外資系の会社では、社内の日本語のコミュニケーションの中でも、時折英語が混ざるのを度々見かけます。
たとえば、デッドライン(納期)とか、レコメンデーション(推奨)とか、プロポーザル(提案)などです。
これは、会計用語も例外ではありません。
この記事では、外資系でよく使われる英語の財務会計と管理会計に出てくる用語である、COGS、SGA、CAGR、EBITについて解説します。
COGS
COGSとは、損益計算書におけるCost of Goods Salesの略で、売上原価のことを示します。読み方はコグスです。
売上原価の詳細は以下のページに記載しました。
SGA
SGAとは、Selling and Generally Administrative expensesの略で、損益計算書における販管費のことを示します。
SG&Aと表示することもあります。(むしろSG&Aの方が多いです)。読み方はエスジーエー、またはエスジーアンドエーです。
販管費とは、販売費及び一般管理費の略称です。
財務会計上、製造のためのコストは製造原価(売上原価)に計上されます。一方で、作った物やサービスを現在または将来販売するためにかけるコストは販管費として計上されます。
たとえば、販管費には次のようなものがあります。
- 製品やサービスを販売するための営業にかかる人件費(製造にかかる人件費は売上原価に入ります)
- CMにかかる広告宣伝費
- 商品開発費(将来の販売のためにかける費用)
- 商品などの運搬費
- 社会保険などの福利厚生費
- 通信費、水道光熱費(これらも製造のためにかかる場合は売上原価に入ります)
CAGR
CAGRとは、Compound Annual Growth Rateの略で、複利計算によって求めた成長率のことです。
CAGRは、年平均成長率と訳されます。

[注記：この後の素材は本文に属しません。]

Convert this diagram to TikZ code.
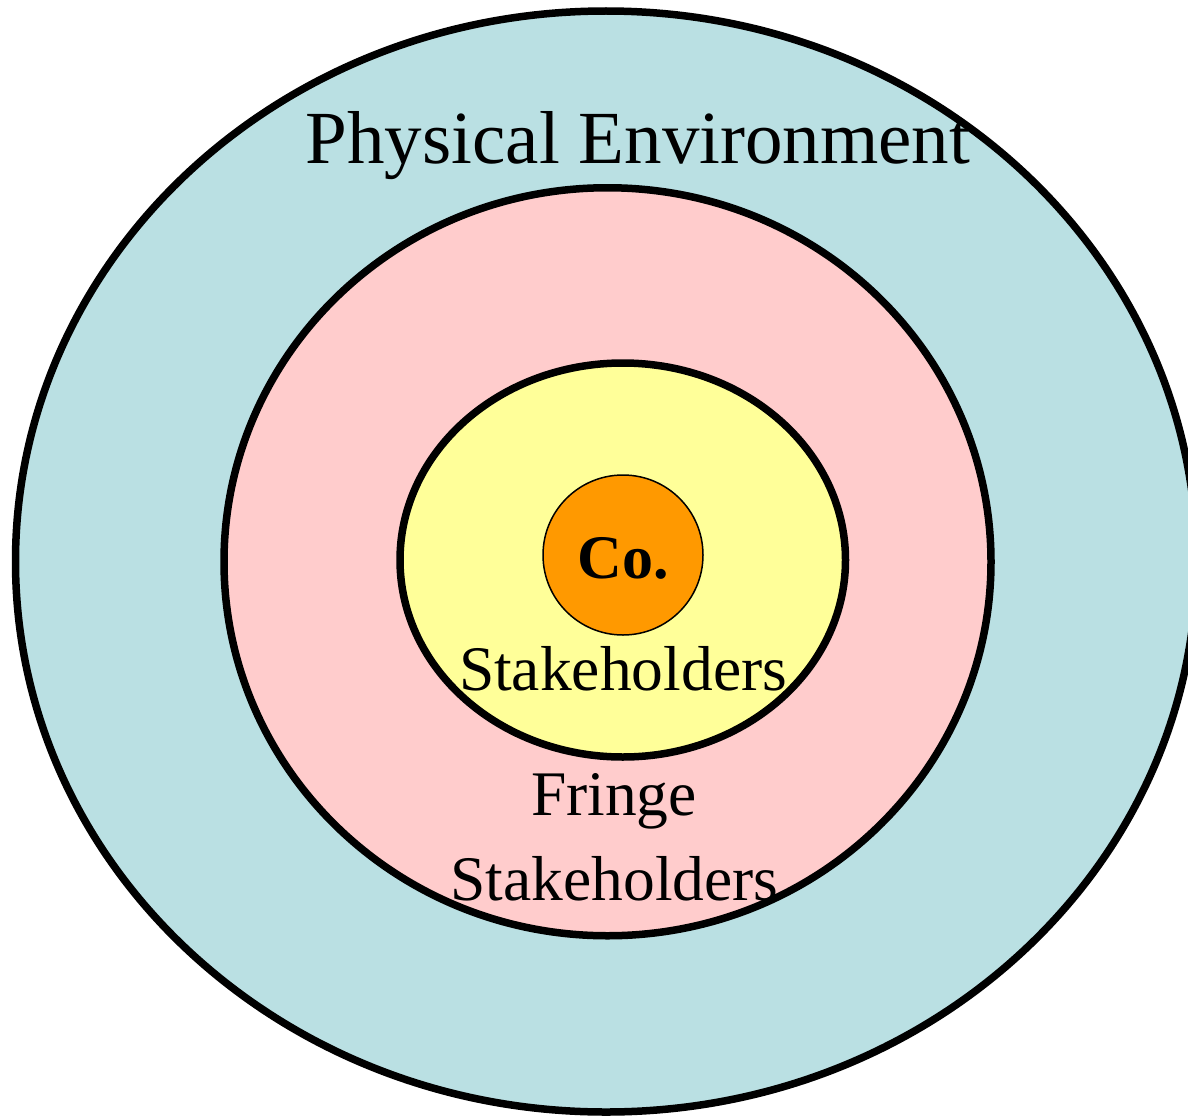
\documentclass[tikz,border=0pt]{standalone}
\usepackage{fontspec}
\setmainfont{Liberation Serif}
\usepackage{tikz}
\definecolor{envblue}{HTML}{BAE0E3}
\definecolor{fringepink}{HTML}{FFCCCC}
\definecolor{stakeyellow}{HTML}{FFFF99}
\definecolor{coorange}{HTML}{FF9900}
\newcommand{\ring}[5]{\draw[line width=7.5pt, fill=#5] ( #1 , #2 ) ellipse [x radius=#3pt, y radius=#4pt];}
\tikzset{
  bigtext/.style={anchor=base, inner sep=0pt, font=\fontsize{75}{80}\selectfont},
  ringtext/.style={anchor=base, inner sep=0pt, font=\fontsize{63.5}{68}\selectfont},
}

\begin{document}
\begin{tikzpicture}[x=1pt, y=-1pt]
        \useasboundingbox (0,0) rectangle (1188,1116);
        % rings
        \ring{606}{561.5}{590.5}{550.5}{envblue}
        \ring{607.5}{561.75}{383.5}{374}{fringepink}
        \ring{622.75}{560}{222.75}{197}{stakeyellow}
        % company
        \draw[line width=1.5pt, fill=coorange] (623,555) circle [radius=80pt];
        \node[ringtext, font=\fontsize{62}{68}\selectfont\bfseries] (company) at (623,578) {Co.};
        % labels
        \node[bigtext] (physenv) at (638,163) {Physical Environment};
        \node[ringtext] (stake) at (623,690) {Stakeholders};
        \node[ringtext] (fringe) at (614,815) {Fringe};
        \node[ringtext] (fringestake) at (614.5,900) {Stakeholders};
\end{tikzpicture}
\end{document}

読み方は、シーエージーアールまたはケーガーです。
CAGRは、次のように求められます。
CAGR = (Y年度の数字/X年度の数字)^{1/(Y-X)} - 1
CAGRの計算例 エクセスの数式
たとえば、ある企業の売上推移が次のようになっているとします。
Year 1 | Year 2 | Year 3 | Year 4 | Year 5 | |
売上高 | 300 | 305 | 310 | 380 | 500 |
対前年売上高成長率 | – | 1.7% | 1.6% | 22.6% | 31.6% |
Year1に対するYear5の売上高成長率を単純平均すると14.4%になりますが、この単純平均は実際の平均複利成長率ではありません。そこでCAGRを計算するわけです。
CAGRを計算すると次のようになります。
CAGR = (500/300)^{1/(5-1)} - 1 = 13.6%
これは、Year1から毎年13.6%の成長を続けると、Year5には売上高が500になることを意味します。CAGRとはこのときの13.6%のことを指すわけです。
上記のように数式を作ればエクセルでも簡単に計算することができます。
実務でのCAGRの使用例
実務上は、3年~5年程度の売上や市場の成長率に使われます。
たとえば、市場の成長トレンドを示すときは以下のようになります。
- アメリカ市場: CAGR 2%
- 南米市場:CAGR 8%
- アジア市場:CAGR 5%
EBIT
EBITとは、Earning Before Interest and Taxの略で、税引前利益に対して金融収支(利息の支払いや受取り)を差し戻してたものです。
読み方はイービットです。
日本語に直訳すると税引き前金融収支前利益になります。
実務的には損益計算書における営業利益をほぼ同じものとして扱うこともあります。
(ちなみに営業利益のことをOperating Profitというので、OPなどと略されることもありました)
EBITの計算式は以下のようになります。
EBIT = 税引前利益 + 支払利息 - 受取利息
EBITから税金を引いたものをNOPAT(税引後利益)、EBITに減価償却費を足したものをEBITDA(イービットディーエー)といいます。
EBITDAは、EV/EBITDA倍率という形で理論株価を計算するときにも使われます。
まとめ
外資系で使う会計用語として、ここに挙げた4つは頻出です。
実際、私も外資系企業または外資系企業出身者と事業計画の打ち合わせをしていたときには、頻繁にここにあげた用語を使っていました。
ビジネスパーソンのみなさんも、ここにあげた用語は最低限の知識として身につけておくとビジネスにおける会話がスムーズに進むことでしょう。